NAS US license battle continues

Further questions about Norwegian Air Shuttle’s US expansion

Photo: Dmitriy Pichugin / Wikimedia Norwegian Air Shuttle keeps expanding, while facing opposition from various groups.

Photo: Dmitriy Pichugin / Wikimedia
Norwegian Air Shuttle keeps expanding, while facing opposition from various groups.

Michael Sandelson & Sarah Bostock
The Foreigner

Six unions have voiced their opposition to the low-cost carrier’s latest plans.

Norway-registered parent company Norwegian Air Shuttle (NAS) has several subsidiaries. One of them is Norwegian Air International (NAI), registered in Ireland.

This firm, which operates Ireland-registered Boeing 787 Dreamliners to America, wishes to employ rights afforded by the transatlantic EU-US Open Skies Agreement (also known as the Air Transport Agreement (ATA)). Irish authorities have issued NAI with an Irish Air Operator’s Certificate (AOC), and the airline has lodged an application with the U.S. Department of Transport (DoT) in order to be able to enjoy the same ATA regulations as EU and American airlines do via their subsidiary.

Unions in Norway and America, U.S. airlines, and U.S. senators, vehemently oppose this move, however. U.S. politicians passed an amendment in 2014, blocking Norwegian’s bid for a foreign carrier permit.

Labor organization officials allege that crews flying on NAI’s planes avoid Norway’s strong labor protections, tax laws, and regulations. This is because personnel are employed via staffing agencies in Asia according to local laws.

Consequently, their working conditions and pay are inferior to those of their colleagues employed directly by Norwegian Air Shuttle or its subsidiaries, the unions argue. The airline has termed these allegations regarding their U.S. market attempt as “slanderous.”

The outcome of NAI’s application is still pending, and Norwegian has established another company called Norwegian Air UK Limited, which unions abbreviate to NAUK.

Six unions—the Air Line Pilots Association (ALPA), Transportation Trades Department, AFL-CIO (TTD), Transport Workers Union of America, AFL-CIO (TWU), Association of Flight Attendants-CWA (AFA-CWA), International Association of Machinist and Aerospace Workers (IAM), and European Cockpit Association—have now sent a joint answer to the DoT regarding NAUK’s application. Opposing it, they urge government officials to “request additional information from NAUK about its employment and business models.”
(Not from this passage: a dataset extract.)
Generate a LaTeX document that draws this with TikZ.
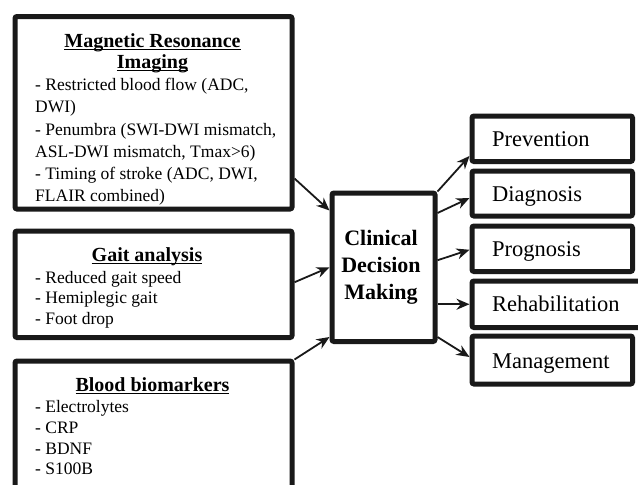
\documentclass[tikz,border=0pt]{standalone}
\usepackage{fontspec}
\setmainfont{Liberation Serif}
\usetikzlibrary{arrows.meta}
\newsavebox\ulbox
\newcommand\myul[1]{\sbox\ulbox{#1}\rlap{\rule[-2.6pt]{\wd\ulbox}{1.2pt}}\usebox\ulbox}
\tikzset{
  box/.style={draw=black!90, line width=5pt, rounded corners=2pt, inner sep=0pt, fill=white},
  head/.style={font=\fontsize{20}{24}\selectfont\bfseries, inner sep=0pt, anchor=base},
  item/.style={font=\fontsize{17.5}{21}\selectfont, inner sep=0pt, anchor=base west},
  cdmtext/.style={font=\fontsize{22}{26}\selectfont\bfseries, inner sep=0pt, anchor=base},
  outtext/.style={font=\fontsize{22.5}{26}\selectfont, inner sep=0pt, anchor=base west},
  arr/.style={line width=1.8pt, draw=black!90, -{Stealth[length=13pt,width=11pt]}}
}
\begin{document}
\begin{tikzpicture}[x=1pt,y=-1pt]
\useasboundingbox (0,0) rectangle (638,485);
\clip (0,0) rectangle (638,485);
\fill[white] (0,0) rectangle (638,485);
% left boxes
\node[box, minimum width=277pt, minimum height=192.5pt] (mri) at (153.5,112.75) {};
\node[box, minimum width=277pt, minimum height=106.5pt] (gait) at (153.5,284.25) {};
\node[box, minimum width=277pt, minimum height=159pt] (blood) at (153.5,440.5) {};
% centre
\node[box, minimum width=103pt, minimum height=148.5pt] (cdm) at (383.5,267.25) {};
% right boxes
\node[box, minimum width=160.5pt, minimum height=45.5pt] (prev) at (552.25,138.75) {};
\node[box, minimum width=160.5pt, minimum height=45pt] (diag) at (552.25,193.5) {};
\node[box, minimum width=160.5pt, minimum height=45.5pt] (prog) at (552.25,248.75) {};
\node[box, minimum width=175pt, minimum height=46.5pt] (rehab) at (559.5,304.25) {};
\node[box, minimum width=160.5pt, minimum height=48pt] (mgmt) at (552.25,360) {};
% MRI text
\node[head] (mrih1) at (152.5,47.7) {\myul{Magnetic Resonance}};
\node[head] (mrih2) at (152.5,68.5) {\myul{Imaging}};
\node[item] (mri1) at (35,90.7) {- Restricted blood flow (ADC,};
\node[item] (mri2) at (35,112.8) {DWI)};
\node[item] (mri3) at (35,135) {- Penumbra (SWI-DWI mismatch,};
\node[item] (mri4) at (35,157.2) {ASL-DWI mismatch, Tmax>6)};
\node[item] (mri5) at (35,179.5) {- Timing of stroke (ADC, DWI,};
\node[item] (mri6) at (35,201.7) {FLAIR combined)};
% gait text
\node[head] (gaith) at (147,261.7) {\myul{Gait analysis}};
\node[item] (gait1) at (35,283) {- Reduced gait speed};
\node[item] (gait2) at (35,303.5) {- Hemiplegic gait};
\node[item] (gait3) at (35,324) {- Foot drop};
% blood text
\node[head] (bloodh) at (152.5,391.7) {\myul{Blood biomarkers}};
\node[item] (blood1) at (35,412.7) {- Electrolytes};
\node[item] (blood2) at (35,433.3) {- CRP};
\node[item] (blood3) at (35,454) {- BDNF};
\node[item] (blood4) at (35,474.5) {- S100B};
% centre text
\node[cdmtext] (cdm1) at (381,245) {Clinical};
\node[cdmtext] (cdm2) at (381,272.5) {Decision};
\node[cdmtext] (cdm3) at (381,299.3) {Making};
% right text
\node[outtext] (prevt) at (492,146.7) {Prevention};
\node[outtext] (diagt) at (492,201.7) {Diagnosis};
\node[outtext] (progt) at (492,256.7) {Prognosis};
\node[outtext] (rehabt) at (492,311.7) {Rehabilitation};
\node[outtext] (mgmtt) at (492,368.3) {Management};
% arrows in
\draw[arr] ([yshift=33pt]mri.south east) -- ([yshift=-20pt]cdm.north west);
\draw[arr] ([yshift=2pt]gait.east) -- (cdm.west);
\draw[arr] ([yshift=-1pt]blood.north east) -- ([yshift=7pt]cdm.south west);
% arrows out
\draw[arr] ([yshift=-1pt]cdm.north east) -- ([yshift=8pt]prev.south west);
\draw[arr] ([yshift=-22.5pt]cdm.north east) -- ([yshift=-4.5pt]diag.west);
\draw[arr] ([yshift=7pt]cdm.east) -- ([yshift=-1pt]prog.west);
\draw[arr] (cdm.east |- rehab.west) -- (rehab.west);
\draw[arr] ([yshift=7pt]cdm.south east) -- ([yshift=3pt]mgmt.west);
\end{tikzpicture}
\end{document}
“While the application is scarce on details, this is a continuation of Norwegian’s efforts to introduce a flag of convenience airline into the transatlantic marketplace,” stated Ed Wytkind, Head of AFL-CIO (TTD) in an email.

Moreover, unions declare that NAUK’s application contains no information about employment arrangements that will apply to the pilots and flight attendants who will serve the U.S.: “NAUK may plan to hire those pilots and flight attendants directly; it may plan to contract them from a UK hiring agency; or it may plan to contract them from non-EU hiring companies that employ the pilots and flight attendants on extra-European contracts, as it is currently done by Norwegian and NAI,” they highlight, calling the situation an “ambiguity.”

Stuart Buss, Head of Communications UK at Norwegian Air Shuttle, comments about the six unions’ opposition regarding Norwegian Air UK’s (NAUK) application to the U.S. Department of Transport (DoT).In an email to The Foreigner, he writes that “all current and future employees in our operation at UK bases will have contracts governed by UK employment law. Norwegian already has major operations and a large route network from UK airports, together with a large base of more than 400 pilots and crew at London Gatwick so we look forward to the DoT’s consideration of the UK application,” says Buss.

Norwegian was hit by industrial action in 2015 regarding pilots’ terms of employment. Norwegian Pilots Union (NPU) pilots were employed through subsidiary Norwegian Air Norway (NAN) instead of Norway-registered Norwegian Air Shuttle. They were dissatisfied about this and demanded a “real employer” as part of their dispute.

“The industrial action was about pilots wishing to be employed by the holding company Norwegian Air Shuttle. The pilots were and are still employed by companies in the Norwegian Group,” Buss explains.

At the end of 2015, Norwegian Air Resources Holding (NARH), a fully-owned subsidiary part of the Norwegian group of companies, registered in Dublin, announced that it had acquired 50 percent of OSM Aviation. OSM Aviation currently employs over 1,000 Norwegian crew members in Sweden, Finland, the UK, Spain, and the U.S. Three OSM companies are registered in Norway.

NARH and OSM Aviation plan to acquire a 49 percent stake in Norwegian’s companies in Spain, Finland, and the UK once the transaction is closed. According to the airline, employment conditions for pilots and cabin crew remain unchanged.

Closing of the NARH-OSM agreement is subject to approval by The European Commission under the EU Merger Regulation.